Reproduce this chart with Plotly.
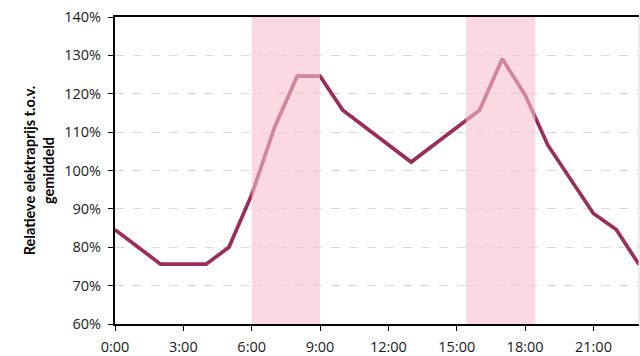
import plotly.graph_objects as go

hours = list(range(24))
price_pct = [84.6, 80.1, 75.6, 75.6, 75.6, 80.0, 93.7, 111.2, 124.6, 124.6,
             115.7, 111.2, 106.7, 102.2, 106.7, 111.2, 115.7, 129.1, 119.7, 106.6,
             97.7, 88.8, 84.6, 75.5]
peak_periods = [(6.0, 9.0), (15.4, 18.45)]
x_tickvals = [0, 3, 6, 9, 12, 15, 18, 21]
x_ticktext = ["0:00", "3:00", "6:00", "9:00", "12:00", "15:00", "18:00", "21:00"]
y_tickvals = [60, 70, 80, 90, 100, 110, 120, 130, 140]
y_ticktext = [f"{v}%" for v in y_tickvals]

fig = go.Figure()
fig.add_trace(go.Scatter(
    x=hours, y=price_pct, mode="lines",
    line=dict(color="#9B2D5A", width=3.7),
    showlegend=False, hoverinfo="skip",
))

for x0, x1 in peak_periods:
    fig.add_shape(type="rect", xref="x", yref="paper", x0=x0, x1=x1, y0=0, y1=1,
                  fillcolor="#F6BFD0", opacity=0.6, line=dict(width=0), layer="above")

fig.add_shape(type="line", xref="paper", yref="paper", x0=1, x1=1, y0=0, y1=1,
              line=dict(color="#d9d9d9", width=1))

fig.update_layout(
    width=640, height=356,
    margin=dict(l=115, r=1, t=17, b=32, autoexpand=False),
    paper_bgcolor="white", plot_bgcolor="white",
    font=dict(family="Open Sans, Liberation Sans, sans-serif", size=14.5, color="#1a1a1a"),
    xaxis=dict(range=[0, 23], tickmode="array", tickvals=x_tickvals, ticktext=x_ticktext,
               showgrid=False, zeroline=False, automargin=False,
               showline=True, linecolor="black", linewidth=2, mirror=True,
               ticks="outside", ticklen=5, tickcolor="black",
               ticklabelstandoff=4,
               ticklabeloverflow="allow", tickfont=dict(size=14.5)),
    yaxis=dict(range=[60, 140], tickmode="array", tickvals=y_tickvals, ticktext=y_ticktext,
               showgrid=True, gridcolor="#d9d9d9", griddash="dash", gridwidth=1,
               zeroline=False, automargin=False,
               showline=True, linecolor="black", linewidth=2,
               ticks="outside", ticklen=5, tickcolor="black",
               ticklabelstandoff=4,
               ticklabeloverflow="allow", tickfont=dict(size=14.5),
               title=dict(text="<b>Relatieve elektraprijs t.o.v.<br>gemiddeld</b>",
                          font=dict(family="Lato, Open Sans, sans-serif", size=14.5, color="black"),
                          standoff=6)),
)

fig.write_html("out.html", config={"displayModeBar": False},
               post_script="document.body.style.margin='0';document.body.style.overflow='hidden';")
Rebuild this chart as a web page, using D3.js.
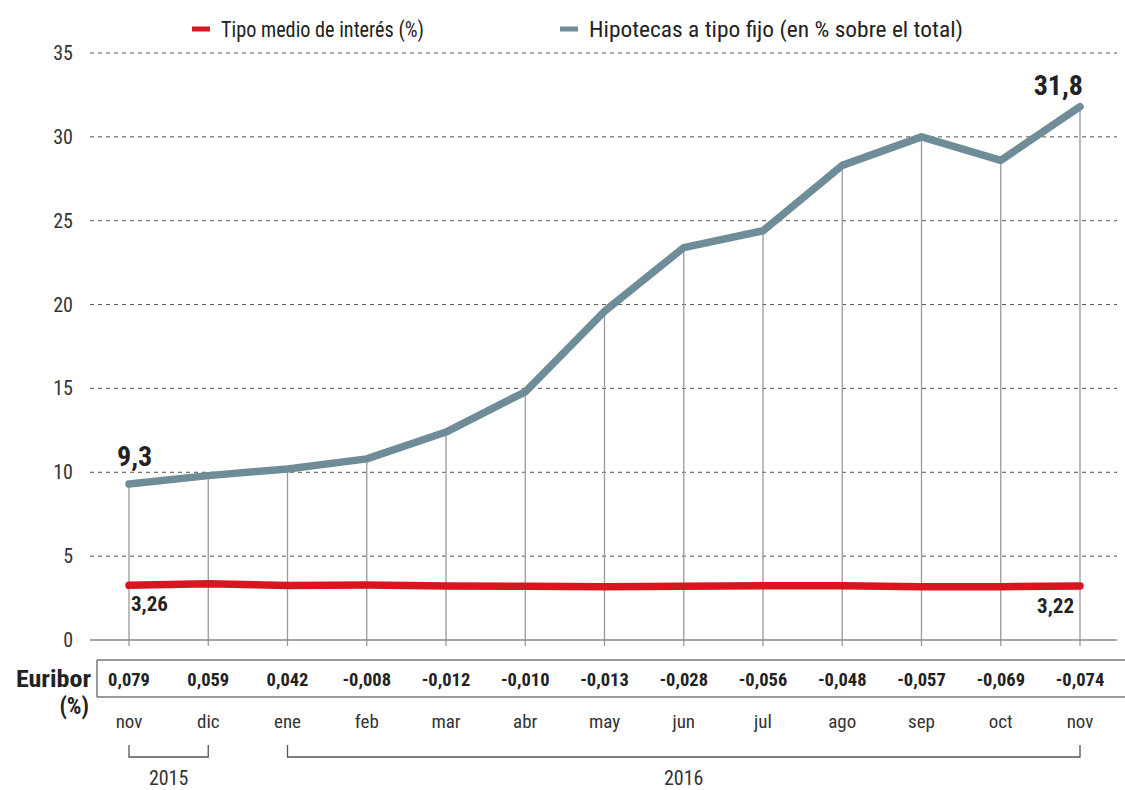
<!DOCTYPE html>
<html><head><meta charset="utf-8">
<script src="https://cdn.jsdelivr.net/npm/d3@7"></script>
<style>
body{margin:0;background:#fff;}
text{font-family:"Roboto Condensed","Liberation Sans Narrow","DejaVu Sans Condensed","Roboto",sans-serif;font-stretch:condensed;}
</style></head>
<body><svg id="c" width="1125" height="790"></svg>
<script>
const months = ["nov","dic","ene","feb","mar","abr","may","jun","jul","ago","sep","oct","nov"];
const tipoMedio = [3.26,3.35,3.25,3.28,3.22,3.20,3.18,3.20,3.24,3.24,3.17,3.18,3.22];
const tipoFijo = [9.3,9.8,10.2,10.8,12.4,14.8,19.6,23.4,24.4,28.3,30.0,28.6,31.8];
const euribor = ["0,079","0,059","0,042","-0,008","-0,012","-0,010","-0,013","-0,028","-0,056","-0,048","-0,057","-0,069","-0,074"];
const yTicks = [0,5,10,15,20,25,30,35];
const years = [{label:"2015",from:0,to:1},{label:"2016",from:2,to:12}];
const legendItems = [{label:"Tipo medio de interés (%)",color:"#d8161f"},{label:"Hipotecas a tipo fijo (en % sobre el total)",color:"#6f8c99"}];

const svg = d3.select("#c");
const x = d3.scalePoint().domain(d3.range(months.length)).range([129,1080]);
const y = d3.scaleLinear().domain([0,35]).range([640,53]);

// gridlines
svg.append("g").selectAll("line").data(yTicks.filter(d=>d>0)).join("line")
  .attr("x1",90).attr("x2",1117).attr("y1",d=>y(d)).attr("y2",d=>y(d))
  .attr("stroke","#555").attr("stroke-width",1).attr("stroke-dasharray","4,4");
// y labels
svg.append("g").selectAll("text").data(yTicks).join("text")
  .attr("x",73).attr("y",d=>y(d)+7).attr("text-anchor","end")
  .attr("font-size",20).attr("fill","#333").text(d=>d);
// vertical drop lines
svg.append("g").selectAll("line").data(tipoFijo).join("line")
  .attr("x1",(d,i)=>x(i)).attr("x2",(d,i)=>x(i)).attr("y1",d=>y(d)).attr("y2",646)
  .attr("stroke","#999").attr("stroke-width",1.3);
// baseline
svg.append("line").attr("x1",90).attr("x2",1117).attr("y1",y(0)).attr("y2",y(0))
  .attr("stroke","#888").attr("stroke-width",1.5);

const line = d3.line().x((d,i)=>x(i)).y(d=>y(d));
svg.append("path").datum(tipoFijo).attr("d",line).attr("fill","none")
  .attr("stroke","#6f8c99").attr("stroke-width",7.5).attr("stroke-linecap","round").attr("stroke-linejoin","round");
svg.append("path").datum(tipoMedio).attr("d",line).attr("fill","none")
  .attr("stroke","#d8161f").attr("stroke-width",7.5).attr("stroke-linecap","round").attr("stroke-linejoin","round");

// value labels
const fmt = v => String(v).replace(".",",");
const n = months.length-1;
svg.append("text").attr("x",x(0)-12).attr("y",y(tipoFijo[0])-18).attr("font-size",28).attr("font-weight","bold").attr("fill","#222").text(fmt(tipoFijo[0]));
svg.append("text").attr("x",x(n)+3).attr("y",y(tipoFijo[n])-12).attr("text-anchor","end").attr("font-size",28).attr("font-weight","bold").attr("fill","#222").text(fmt(tipoFijo[n]));
svg.append("text").attr("x",x(0)+2).attr("y",y(tipoMedio[0])+26).attr("font-size",21).attr("font-weight","bold").attr("fill","#222").text(fmt(tipoMedio[0]));
svg.append("text").attr("x",x(n)-6).attr("y",y(tipoMedio[n])+27).attr("text-anchor","end").attr("font-size",21).attr("font-weight","bold").attr("fill","#222").text(fmt(tipoMedio[n]));

// Euribor box
svg.append("line").attr("x1",97).attr("x2",1125).attr("y1",660).attr("y2",660).attr("stroke","#777").attr("stroke-width",1.5);
svg.append("line").attr("x1",97).attr("x2",1125).attr("y1",697).attr("y2",697).attr("stroke","#777").attr("stroke-width",1.5);
svg.append("line").attr("x1",97).attr("x2",97).attr("y1",660).attr("y2",697).attr("stroke","#777").attr("stroke-width",1.5);
svg.append("g").selectAll("text").data(euribor).join("text")
  .attr("x",(d,i)=>x(i)).attr("y",686).attr("text-anchor","middle")
  .attr("font-size",18.5).attr("font-weight","bold").attr("fill","#222").text(d=>d);
svg.append("text").attr("x",91).attr("y",687).attr("text-anchor","end").attr("font-size",23).attr("font-weight","bold").attr("fill","#222")
  .attr("textLength",75).attr("lengthAdjust","spacingAndGlyphs").text("Euribor");
svg.append("text").attr("x",89).attr("y",714).attr("text-anchor","end").attr("font-size",23).attr("font-weight","bold").attr("fill","#222").text("(%)");

// month labels
svg.append("g").selectAll("text").data(months).join("text")
  .attr("x",(d,i)=>x(i)).attr("y",728).attr("text-anchor","middle")
  .attr("font-size",19).attr("fill","#333").text(d=>d);

// year brackets
const yb = svg.append("g").selectAll("g").data(years).join("g");
yb.append("path").attr("d",d=>`M${x(d.from)},745V757H${x(d.to)}V745`).attr("fill","none").attr("stroke","#555").attr("stroke-width",1.3);
yb.append("text").attr("x",d=>(x(d.from)+x(d.to))/2).attr("y",785).attr("text-anchor","middle")
  .attr("font-size",20).attr("fill","#333").text(d=>d.label);

// legend
const lg = svg.append("g");
const lx = [192,560];
const lw = [203,374];
legendItems.forEach((d,i)=>{
  lg.append("line").attr("x1",lx[i]).attr("x2",lx[i]+18).attr("y1",29).attr("y2",29).attr("stroke",d.color).attr("stroke-width",5);
  lg.append("text").attr("x",lx[i]+29).attr("y",37).attr("font-size",22).attr("fill","#222")
    .attr("textLength",lw[i]).attr("lengthAdjust","spacingAndGlyphs").text(d.label);
});
</script></body></html>
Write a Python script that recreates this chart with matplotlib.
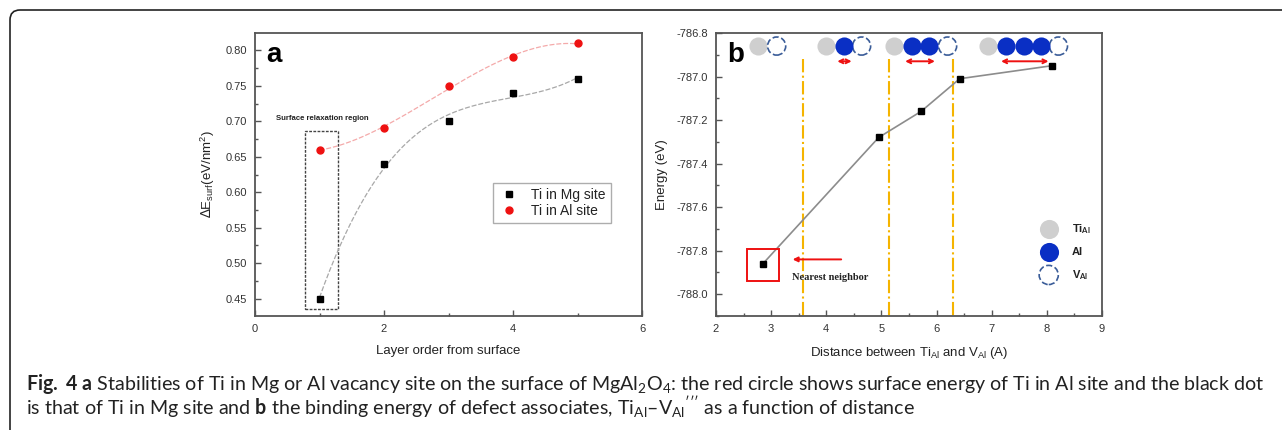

..........

JOB
From the opening line of the entries above to the line containing "import plotly.graph_objects as go", please transcribe each line exactly, skipping every picture.

RESULT
Reproduce this chart with Plotly.
import plotly.graph_objects as go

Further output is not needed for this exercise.